Referring to FIGS. 5 and 6, as flooring panel 10 is moved into engagement with flooring panel 10′, channel 80 cooperates with projection 50′. As best shown in FIG. 6, the first inclined surface 52′ of projection 50′ cooperates with the first inclined surface 82 of channel 80 and the second inclined surface 54′ of projection 50′ either cooperates with or is in close proximity to second inclined surface 84 of recess 80.
The cooperation of first inclined surface 52′ and first inclined surface 82 performs an important function with respect to the proper installation of the flooring system. In order for the flooring system to be both esthetically pleasing and function properly, the first major surfaces 12 of each flooring panel must be aligned and must be in the same plane. Even slight variances in the positioning of the first major surfaces can cause the floor to be unattractive and unsafe. Therefore, it is important to provide the flooring panels with a mechanism to insure that the first major surfaces will be coplanar.
In order to insure coplanarity, the interaction between first inclined surface 52′ and the first inclined surface 82 is critical. According to the present invention, first inclined surface 52′ extends at an angle A from a line perpendicular to the first major surface and the first inclined surface 82 extends at an angle C from a line perpendicular to the first major surface. As angle A is 70° and angle C is 65°, the slope of surface 82 is steeper than the slope of surface 52′. Therefore, as flooring panel 10 and flooring 10′ are moved together, surface 52′ will engage surface 82. The continued installation of flooring panels causes surface 52′ to be biased upward. As installation is complete, surface 52′ is biased upward by surface 82 causing upper surface 46′ of tongue 40′ to engage upper surface 76 of recess 70. The positioning of upper surface 46′ is accurately controlled relative to the first major surface 12′ as the flooring panel 10′ is manufactured. Likewise, the upper surface 76 is accurately controlled relative to the first major surface 12 as the flooring panel 10 is manufactured. Consequently, the dimensioning of the flooring panels insures that when surfaces 46′ and 86 are provided in engagement, the first major surface 12 will be positioned in the same plane as any other respective first major surface 12′. Therefore, with tongue 40′ positioned in recess 70 and the surface 46′ biased against surface 76 as described, the coplanarity of the first major surface 12 with first major surface 12′ is assured.
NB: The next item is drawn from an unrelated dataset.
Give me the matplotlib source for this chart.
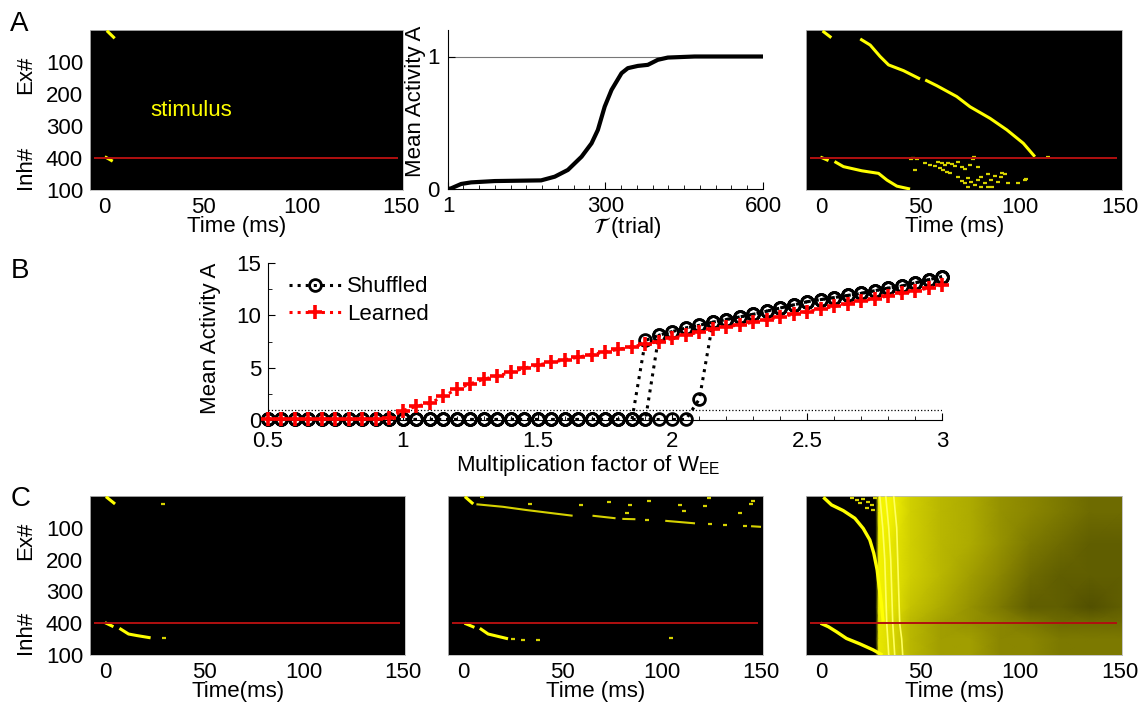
import matplotlib
matplotlib.use("Agg")
import matplotlib.pyplot as plt
import numpy as np
from matplotlib.colors import LinearSegmentedColormap
from matplotlib.ticker import MultipleLocator, FixedLocator

plt.rcParams["font.family"] = ["Liberation Sans", "DejaVu Sans"]
plt.rcParams["font.size"] = 16

YEL = "#ffff00"
DIM = "#d6d200"
RED = "#b01010"

# ---------------- data ----------------
# A, middle: learning curve
trial = [1, 7, 26, 45, 90, 178, 204, 229, 255, 274, 286, 299, 312, 331,
         343, 362, 381, 400, 419, 470, 600]
act = [0.0, 0.005, 0.038, 0.05, 0.06, 0.065, 0.093, 0.144, 0.244, 0.345,
       0.446, 0.622, 0.748, 0.874, 0.912, 0.929, 0.937, 0.975, 0.992, 1.0, 1.0]

# B: mean activity vs W_EE factor
factor = [0.50, 0.55, 0.60, 0.65, 0.70, 0.75, 0.80, 0.85, 0.90, 0.95,
          1.00, 1.05, 1.10, 1.15, 1.20, 1.25, 1.30, 1.35, 1.40, 1.45,
          1.50, 1.55, 1.60, 1.65, 1.70, 1.75, 1.80, 1.85, 1.90, 1.95,
          2.00, 2.05, 2.10, 2.15, 2.20, 2.25, 2.30, 2.35, 2.40, 2.45,
          2.50, 2.55, 2.60, 2.65, 2.70, 2.75, 2.80, 2.85, 2.90, 2.95, 3.00]
learned = [0.1] * 9 + [0.2,
           0.9, 1.3, 1.6, 2.25, 2.95, 3.45, 3.9, 4.2, 4.55, 4.95,
           5.25, 5.5, 5.75, 6.0, 6.25, 6.5, 6.75, 7.0, 7.25, 7.5,
           7.8, 8.1, 8.4, 8.65, 8.9, 9.1, 9.35, 9.6, 9.85, 10.1,
           10.35, 10.6, 10.85, 11.1, 11.35, 11.6, 11.85, 12.1, 12.35, 12.6, 12.9]
shuf_tail = [7.6, 8.1, 8.45, 8.8, 9.05, 9.35, 9.6, 9.85, 10.1, 10.4, 10.7,
             11.0, 11.3, 11.5, 11.7, 11.9, 12.1, 12.35, 12.6, 12.8, 13.1,
             13.4, 13.7]                      # from factor 1.9 onwards
shuf_run1 = [0.05] * 28 + shuf_tail           # jumps at 1.90
shuf_run2 = [0.05] * 29 + shuf_tail[1:]       # jumps at 1.95
shuf_run3 = [0.05] * 32 + [2.0] + shuf_tail[5:]  # jumps at 2.10 / 2.15

# raster chains: (time ms, neuron #) polylines
A1_ex = ([1, 5], [2, 26])
A1_inh = ([0, 4], [396, 410])

A3_ex1 = ([0.8, 5.2], [3, 24])
A3_ex2 = ([19.7, 24.7, 29.7, 33.9, 41.4, 49.7], [28, 47, 83, 109, 127, 153])
A3_ex3 = ([52.3, 58.1, 68.1, 74.8, 84.8, 93.2, 101.5, 107.3],
          [156, 174, 208, 240, 276, 312, 354, 396])
A3_inh1 = ([-0.3, 3.8], [397, 408])
A3_inh2 = ([6.8, 11.3, 20.5, 28.9, 33.1, 38.1, 44.7],
           [411, 427, 440, 448, 469, 488, 497])
A3_dash_t = [44, 45.3, 47, 51.2, 53.7, 56.2, 57.8, 58.7, 59.5, 60.3, 61.2, 62,
             62.8, 63.7, 64.5, 66.2, 67.8, 67.8, 69.5, 69.5, 71.2, 71.2, 72.8,
             72.8, 73.7, 74.5, 75.3, 76.2, 77.8, 77.8, 79.5, 79.5, 81.2, 82.8,
             82.8, 84.5, 86.2, 87.8, 89.5, 91.2, 92.8, 97.8, 101.2, 46.2, 90,
             85, 102, 76, 113]
A3_dash_n = [404, 401, 404, 417, 421, 425, 411, 432, 417, 438, 422, 443,
             415, 448, 419, 425, 411, 460, 427, 471, 435, 479, 464,
             490, 422, 474, 402, 484, 429, 469, 458, 490, 479, 450,
             492, 469, 456, 474, 460, 450, 477, 479, 469, 438, 448,
             490, 467, 398, 398]

C1_ex = ([0.5, 5.1], [2, 25])
C1_inh1 = ([0, 4.3], [398, 411])
C1_inh2 = ([7.3, 11.9, 16.2, 23.0], [416, 434, 439, 446])
C1_dash_t = [28.4, 28.6]
C1_dash_n = [26, 446]

C2_ex1 = ([1, 5.2], [2, 25])
C2_ex2 = ([6.8, 20.2, 31.8, 55.2], [26, 34, 44, 62])
C2_ex3 = ([65.2, 76.8], [62, 70])
C2_ex4 = ([80.2, 86.8], [72, 73])
C2_ex5 = ([101.8, 116.8], [78, 86])
C2_ex6 = ([145, 150], [95, 97])
C2_dash_t = [91.8, 123.5, 131, 141, 8.5, 32.7, 58.3, 72.5, 81.7, 83.3, 92.5,
             108.2, 110.2, 121, 122.7, 138.5, 145, 144.2, 24.3, 29.3, 36.8, 103.8]
C2_dash_n = [75, 89, 91, 94, 2, 25, 28, 18, 53, 28, 15,
             28, 47, 33, 7, 53, 15, 25, 450, 452, 453, 446]
C2_inh1 = ([0.8, 5.8], [400, 413])
C2_inh2 = ([8.5, 12.7, 22.7], [416, 434, 449])

C3_ex = ([1.2, 5.3, 11.2, 17, 21.2, 24.5, 26.5, 28.2, 29.2, 30.3, 31.2],
         [4, 28, 46, 70, 102, 138, 180, 233, 285, 337, 395])
C3_inh = ([-0.2, 3.7, 7.8, 12.8, 19.5, 26.2, 30.8],
          [400, 411, 427, 448, 465, 484, 500])
C3_waves = [([29.5, 31, 32, 32.5, 33, 33.5, 34], [0, 100, 200, 300, 400, 450, 500]),
            ([32.5, 34, 35, 35.5, 36, 36.5, 37], [0, 100, 200, 300, 400, 450, 500]),
            ([36.5, 38, 38.5, 39, 39.5, 40.5, 41], [0, 100, 200, 300, 400, 450, 500])]
C3_dash_t = [14.5, 17, 18.7, 20.3, 22.8, 24.5, 22, 25.3, 26.2]
C3_dash_n = [7, 13, 23, 11, 18, 28, 39, 44, 7]
# spike density of the chaotic region (fraction of yellow)
dens_t = [27.5, 29, 35, 45, 60, 75, 90, 105, 120, 135, 151]
dens_n = [0, 50, 150, 250, 350, 400, 450, 500]
dens = [[0, 0.95, 0.95, 0.8, 0.7, 0.65, 0.55, 0.5, 0.45, 0.4, 0.4],
        [0, 0.95, 0.95, 0.8, 0.7, 0.65, 0.55, 0.5, 0.45, 0.4, 0.4],
        [0, 0.95, 0.9, 0.8, 0.7, 0.65, 0.55, 0.45, 0.4, 0.35, 0.35],
        [0, 0.95, 0.9, 0.8, 0.7, 0.6, 0.5, 0.4, 0.35, 0.35, 0.35],
        [0, 0.95, 0.9, 0.75, 0.65, 0.55, 0.45, 0.35, 0.35, 0.3, 0.35],
        [0, 0.9, 0.85, 0.7, 0.6, 0.55, 0.5, 0.45, 0.4, 0.4, 0.4],
        [0, 0.9, 0.85, 0.7, 0.6, 0.6, 0.5, 0.5, 0.45, 0.45, 0.45],
        [0, 0.9, 0.85, 0.7, 0.6, 0.6, 0.5, 0.5, 0.45, 0.45, 0.45]]

# ---------------- figure ----------------
fig = plt.figure(figsize=(11.39, 7.11), dpi=100)


def frac(x0, y0, x1, y1):
    W, H = 1139.0, 711.0
    return [x0 / W, 1 - y1 / H, (x1 - x0) / W, (y1 - y0) / H]


def raster_axes(rect, xlabel="Time (ms)", ylabels=True):
    ax = fig.add_axes(frac(*rect))
    ax.set_facecolor("black")
    ax.set_xlim(-7.5, 151)
    ax.set_ylim(500, 0)
    ax.set_xticks([0, 50, 100, 150])
    ax.set_yticks([100, 200, 300, 400, 500])
    ax.set_yticklabels(["100", "200", "300", "400", "100"])
    ax.tick_params(direction="in", length=0, pad=5)
    for s in ax.spines.values():
        s.set_color("#bbbbbb")
        s.set_linewidth(0.6)
    ax.set_xlabel(xlabel, labelpad=0)
    ax.xaxis.set_label_coords(0.47, -0.165)
    ax.xaxis.label.set_va("top")
    if ylabels:
        ax.text(-0.205, 0.72, "Ex#", rotation=90, transform=ax.transAxes,
                ha="center", va="center")
        ax.text(-0.205, 0.14, "Inh#", rotation=90, transform=ax.transAxes,
                ha="center", va="center")
    else:
        ax.set_yticklabels([])
    ax.hlines(400, -5.5, 148.5, color=RED, lw=1.4, zorder=4)
    return ax


def chain(ax, c, lw=2.2, color=YEL):
    ax.plot(c[0], c[1], color=color, lw=lw, solid_capstyle="butt", zorder=3)


def dashes(ax, ts, ns, color=DIM, dur=2.0, lw=1.6):
    ts = np.asarray(ts, float)
    ax.hlines(ns, ts, ts + dur, color=color, lw=lw, zorder=3)


# ---- A left ----
ax = raster_axes((90, 30, 403, 190))
chain(ax, A1_ex)
chain(ax, A1_inh)
ax.text(23, 250, "stimulus", color=YEL, va="center", fontsize=16)

# ---- A middle ----
ax = fig.add_axes(frac(448, 30, 763, 189))
ax.plot(trial, act, color="black", lw=3.0, solid_capstyle="round")
ax.axhline(1, color="#777777", lw=0.8, zorder=0)
ax.set_xlim(1, 600)
ax.set_ylim(0, 1.2)
ax.set_xticks([1, 300, 600])
ax.xaxis.set_minor_locator(FixedLocator(list(range(30, 600, 30))))
ax.set_yticks([0, 1])
for s in ("top", "right"):
    ax.spines[s].set_visible(False)
ax.tick_params(which="major", direction="in", length=5, pad=5)
ax.tick_params(axis="y", which="major", pad=6)
ax.tick_params(which="minor", direction="in", length=3)
ax.set_ylabel("Mean Activity A")
ax.yaxis.set_label_coords(-0.07, 0.55)
ax.set_xlabel(r"$\mathcal{T}$ (trial)", math_fontfamily="stix")
ax.xaxis.set_label_coords(0.57, -0.165)
ax.xaxis.label.set_va("top")

# ---- A right ----
ax = raster_axes((806, 30, 1122, 190), ylabels=False)
for c in (A3_ex1, A3_ex2, A3_ex3, A3_inh1, A3_inh2):
    chain(ax, c)
dashes(ax, A3_dash_t, A3_dash_n)

# ---- B ----
ax = fig.add_axes(frac(268, 263, 942, 420))
ax.axhline(1, color="black", ls=":", lw=0.9, zorder=1)
for run in (shuf_run1, shuf_run2, shuf_run3):
    ax.plot(factor, run, color="black", ls=":", lw=2.2, marker="o",
            ms=8.5, mfc="none", mew=2.0, clip_on=False, zorder=3)
ax.plot(factor, learned, color="red", ls=":", lw=2.2, marker="+",
        ms=10, mew=2.6, clip_on=False, zorder=4)
h1, = ax.plot([], [], color="black", ls=":", lw=2.2, marker="o", ms=8.5,
              mfc="none", mew=2.0)
h2, = ax.plot([], [], color="red", ls=":", lw=2.2, marker="+", ms=10, mew=2.6)
ax.legend([h1, h2], ["Shuffled", "Learned"], loc="upper left",
          bbox_to_anchor=(0.012, 1.0), frameon=False, numpoints=1,
          handlelength=2.3, handletextpad=0.3, labelspacing=0.3,
          borderaxespad=0.2)
ax.set_xlim(0.5, 3)
ax.set_ylim(0, 15)
ax.set_xticks([0.5, 1, 1.5, 2, 2.5, 3])
ax.set_xticklabels(["0.5", "1", "1.5", "2", "2.5", "3"])
ax.xaxis.set_minor_locator(MultipleLocator(0.1))
ax.set_yticks([0, 5, 10, 15])
ax.yaxis.set_minor_locator(MultipleLocator(2.5))
for s in ("top", "right"):
    ax.spines[s].set_visible(False)
ax.tick_params(which="major", direction="in", length=5)
ax.tick_params(axis="x", which="major", pad=8)
ax.tick_params(axis="y", which="major", pad=5)
ax.tick_params(which="minor", direction="in", length=3)
ax.set_ylabel("Mean Activity A")
ax.yaxis.set_label_coords(-0.07, 0.52)
ax.set_xlabel(r"Multiplication factor of W$_{\mathregular{EE}}$")
ax.xaxis.set_label_coords(0.475, -0.21)
ax.xaxis.label.set_va("top")

# ---- C left ----
ax = raster_axes((90, 496, 405, 655), xlabel="Time(ms)")
for c in (C1_ex, C1_inh1, C1_inh2):
    chain(ax, c)
dashes(ax, C1_dash_t, C1_dash_n)

# ---- C middle ----
ax = raster_axes((448, 496, 763, 655), ylabels=False)
chain(ax, C2_ex1)
for c in (C2_ex2, C2_ex3, C2_ex4, C2_ex5, C2_ex6):
    chain(ax, c, lw=1.5, color=DIM)
chain(ax, C2_inh1)
chain(ax, C2_inh2)
dashes(ax, C2_dash_t, C2_dash_n)

# ---- C right ----
ax = raster_axes((806, 496, 1122, 655), ylabels=False)
cmap = LinearSegmentedColormap.from_list("ky", ["black", "#8a8600", YEL])
T, N = np.meshgrid(dens_t, dens_n)
ax.pcolormesh(T, N, np.array(dens), cmap=cmap, vmin=0, vmax=1,
              shading="gouraud", zorder=1)
ax.set_xlim(-7.5, 151)
ax.set_ylim(500, 0)
for c in C3_waves:
    chain(ax, c, lw=1.2, color="#ffff60")
chain(ax, C3_ex, lw=2.4)
chain(ax, C3_inh, lw=2.4)
dashes(ax, C3_dash_t, C3_dash_n)

# panel letters
fig.text(0.009, 0.985, "A", fontsize=20, va="top")
fig.text(0.009, 0.637, "B", fontsize=20, va="top")
fig.text(0.009, 0.317, "C", fontsize=20, va="top")

fig.savefig("out.png", dpi=100)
It is important to note that while the angles described with respect to the preferred embodiment have certain defined values, the scope of the invention is not limited to those specific values. Rather the invention is accomplished if angle A is greater than angle C, thereby causing surface 82 to have a steeper slope than surface 52′.
With respect to angle B and D, these angles are identical in the embodiment shown. This insures that surfaces 54′ and 84 are essentially parallel to each other. This type of configuration helps to hold surfaces 52′ and 82 in position relative to each other. The cooperation of surfaces 54′ and 84 help to maintain surfaces 52′ and 82 in engagement, thereby facilitating the coplanarity of surfaces 12 and 12′. The cooperation of surfaces 54′ and 82 also prevents the separation of panel 10 from panel 10′. However, the dimensions of angles B and D are not as important as the dimensions of A and C. In fact, in order for the flooring panels to be properly positioned, it is not essential that surfaces 52′ and 82 be coplanar.
Referring to FIG. 2, once the sides of the flooring panels have been joined, the ends are joined in essentially the same manner, and therefore, a detailed description of the joining of the ends will not be addressed in detail, as it would be repetitive of the operations previously described.
In the embodiment described above, the tongue 40′ extends from flooring panel 10′ and the recess 70 is provided in flooring panel 10. However, the invention operates in the same manner if the recess 70′ is provided in the flooring panel 10′ and the tongue 40 extends from flooring panel 10.
Many advantages are provided by the flooring panels 10 and system described herein. As previously stated, the configuration of the flooring panels insures that the upper surfaces 12 of the panels will be positioned in the same plane, adding significantly to the aesthetic and functional nature of the floor. Also, the cooperation of the projection 50 with channel 80 prevents the separation of the panels. If the panels are permitted to separate, the aesthetics of the flooring system is degraded. Separation of the panels can also cause safety and maintenance issues.
Due to the fact that the angles do not have to be precisely controlled (i.e. angle A must be greater than angle C, but the exact measurement of the angles can vary), the cost of tooling to produce the flooring panels is minimized. As the exact angles must not be cut with extreme precision, the tooling does not need to be reconditioned as often, thereby eliminating costly downtime for the tooling.
The configuration of the sides and ends of the flooring panels also helps insure that the flooring panels will fit together properly. Other than the tongues and recesses, the only other portions of the flooring panels which engage are the portions 30 and 60 which are proximate the surface 12. As no other portions engage, the other portions will not prevent the surfaces 12 of panels from being held in the proper spaced relationship.
As the panels are moved together, portions of the panels resiliently deform, which allows the tongue to effectively click in place in the recess. This positive retention of the tongue in the recess provides sufficient force to retain the flooring panels together, with or without the use of a glue or adhesive. Consequently, the invention can be used with or without glue.
The foregoing illustrates just come possibilities for practicing the invention. Many other embodiments are possible within the scope of the invention. It is, therefore, intended that the foregoing description be regarded as illustrative rather than limiting, and that the scope of the invention is given by the appended claims together with their full range of equivalents.